[Task instructions] Leave out the pictures, and write out exactly the lines from the beginning of the material to the line holding "import seaborn as sns", that line included, and nothing else.

━━━━━━━━━━━━━━━━━━━━━━━━━━━━━━

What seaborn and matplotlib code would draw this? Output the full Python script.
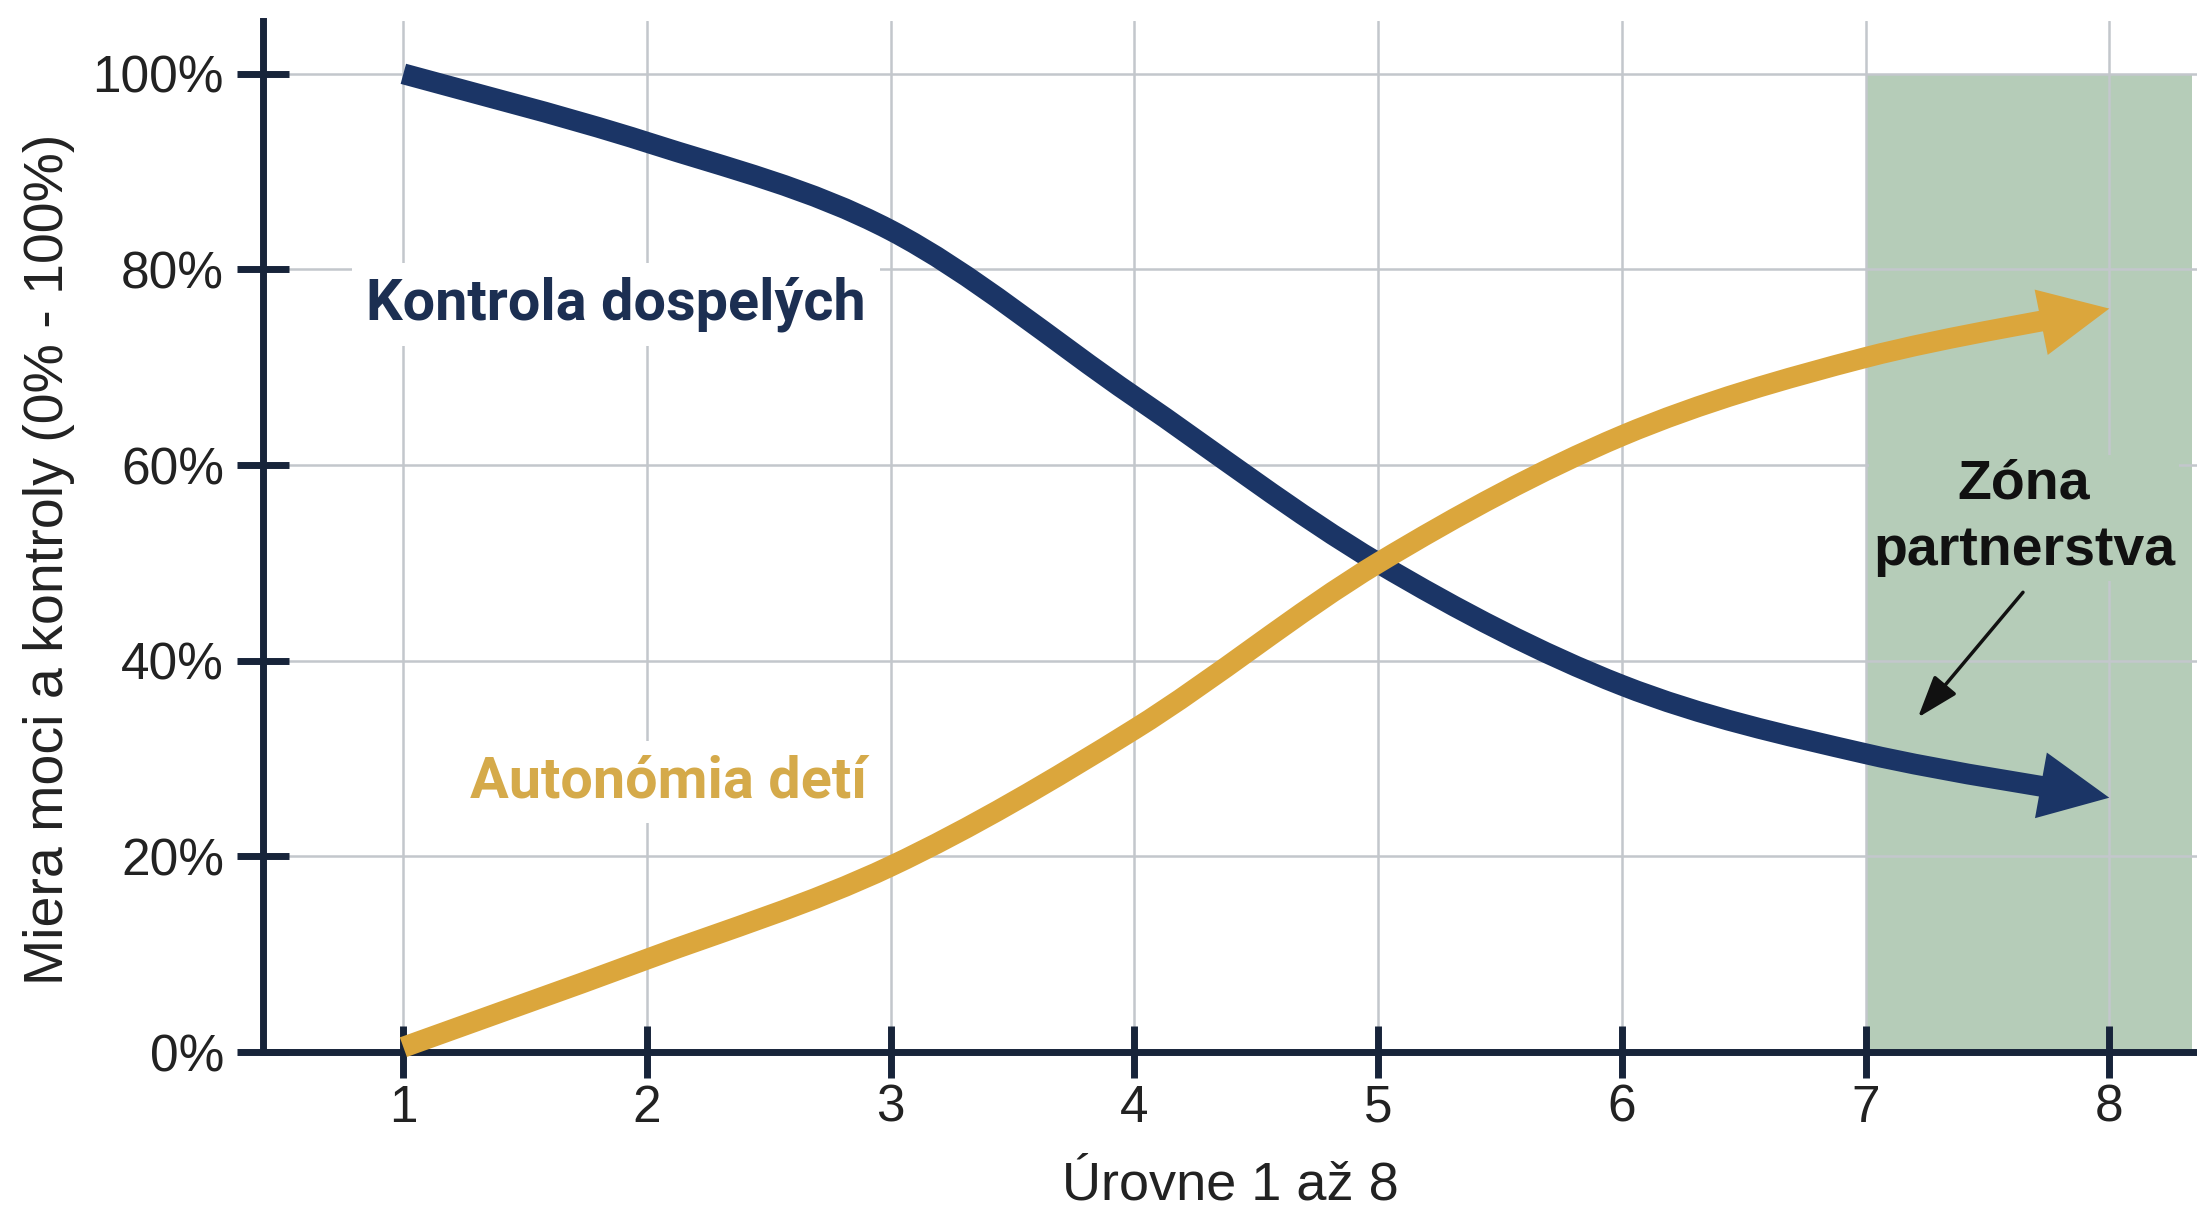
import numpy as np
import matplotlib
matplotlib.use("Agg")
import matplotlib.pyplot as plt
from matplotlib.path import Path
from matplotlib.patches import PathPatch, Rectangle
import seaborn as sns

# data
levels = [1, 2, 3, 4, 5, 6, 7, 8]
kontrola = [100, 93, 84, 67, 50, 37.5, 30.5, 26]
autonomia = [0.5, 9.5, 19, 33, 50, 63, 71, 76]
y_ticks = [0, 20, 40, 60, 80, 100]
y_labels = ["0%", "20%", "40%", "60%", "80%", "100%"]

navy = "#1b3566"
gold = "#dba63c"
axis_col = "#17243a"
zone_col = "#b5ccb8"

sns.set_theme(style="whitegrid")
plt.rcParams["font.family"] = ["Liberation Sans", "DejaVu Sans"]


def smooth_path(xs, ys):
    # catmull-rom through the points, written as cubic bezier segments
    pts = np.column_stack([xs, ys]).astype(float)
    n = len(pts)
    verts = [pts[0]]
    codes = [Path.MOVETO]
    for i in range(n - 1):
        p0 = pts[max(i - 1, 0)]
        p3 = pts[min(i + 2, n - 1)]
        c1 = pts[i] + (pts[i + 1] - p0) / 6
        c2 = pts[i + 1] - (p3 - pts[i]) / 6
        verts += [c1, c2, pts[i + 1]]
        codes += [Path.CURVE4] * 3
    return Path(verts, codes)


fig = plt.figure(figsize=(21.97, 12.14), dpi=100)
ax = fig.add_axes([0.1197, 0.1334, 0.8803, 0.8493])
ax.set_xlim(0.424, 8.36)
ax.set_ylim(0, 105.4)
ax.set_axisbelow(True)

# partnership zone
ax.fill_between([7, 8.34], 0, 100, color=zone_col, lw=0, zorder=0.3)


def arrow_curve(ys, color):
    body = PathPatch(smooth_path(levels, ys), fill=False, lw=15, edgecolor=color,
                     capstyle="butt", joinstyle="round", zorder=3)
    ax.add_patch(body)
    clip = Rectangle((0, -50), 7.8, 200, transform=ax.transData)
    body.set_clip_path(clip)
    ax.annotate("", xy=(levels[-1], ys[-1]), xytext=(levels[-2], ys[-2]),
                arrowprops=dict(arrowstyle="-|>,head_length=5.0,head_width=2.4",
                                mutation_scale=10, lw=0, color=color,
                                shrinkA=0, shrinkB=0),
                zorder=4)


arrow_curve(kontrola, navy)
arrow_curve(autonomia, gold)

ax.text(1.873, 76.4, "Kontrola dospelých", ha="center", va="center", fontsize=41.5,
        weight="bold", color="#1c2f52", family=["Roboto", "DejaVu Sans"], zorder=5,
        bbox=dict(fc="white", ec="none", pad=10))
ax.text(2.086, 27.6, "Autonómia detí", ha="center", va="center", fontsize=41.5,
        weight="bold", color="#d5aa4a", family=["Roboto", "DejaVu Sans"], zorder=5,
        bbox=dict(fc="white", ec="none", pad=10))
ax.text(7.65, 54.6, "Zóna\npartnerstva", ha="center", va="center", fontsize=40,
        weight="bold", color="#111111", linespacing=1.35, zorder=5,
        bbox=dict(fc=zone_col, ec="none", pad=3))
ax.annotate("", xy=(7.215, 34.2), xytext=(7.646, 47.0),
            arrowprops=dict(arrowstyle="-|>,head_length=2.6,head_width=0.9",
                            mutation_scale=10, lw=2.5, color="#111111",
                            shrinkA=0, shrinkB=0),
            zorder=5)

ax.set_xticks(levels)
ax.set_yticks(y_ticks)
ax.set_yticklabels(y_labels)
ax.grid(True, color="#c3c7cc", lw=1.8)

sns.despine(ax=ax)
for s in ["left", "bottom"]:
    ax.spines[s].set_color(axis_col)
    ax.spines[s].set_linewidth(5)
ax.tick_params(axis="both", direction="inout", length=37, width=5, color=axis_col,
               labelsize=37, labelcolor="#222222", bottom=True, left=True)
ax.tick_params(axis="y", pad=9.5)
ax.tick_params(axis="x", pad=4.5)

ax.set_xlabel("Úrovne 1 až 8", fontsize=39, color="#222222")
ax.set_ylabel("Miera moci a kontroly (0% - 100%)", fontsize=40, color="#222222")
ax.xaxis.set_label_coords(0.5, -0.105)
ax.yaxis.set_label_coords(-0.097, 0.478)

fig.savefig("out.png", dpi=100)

━━━━━━━━━━━━━━━━━━━━━━━━━━━━━━

[Output]
What seaborn and matplotlib code would draw this? Output the full Python script.
import numpy as np
import matplotlib
matplotlib.use("Agg")
import matplotlib.pyplot as plt
from matplotlib.path import Path
from matplotlib.patches import PathPatch, Rectangle
import seaborn as sns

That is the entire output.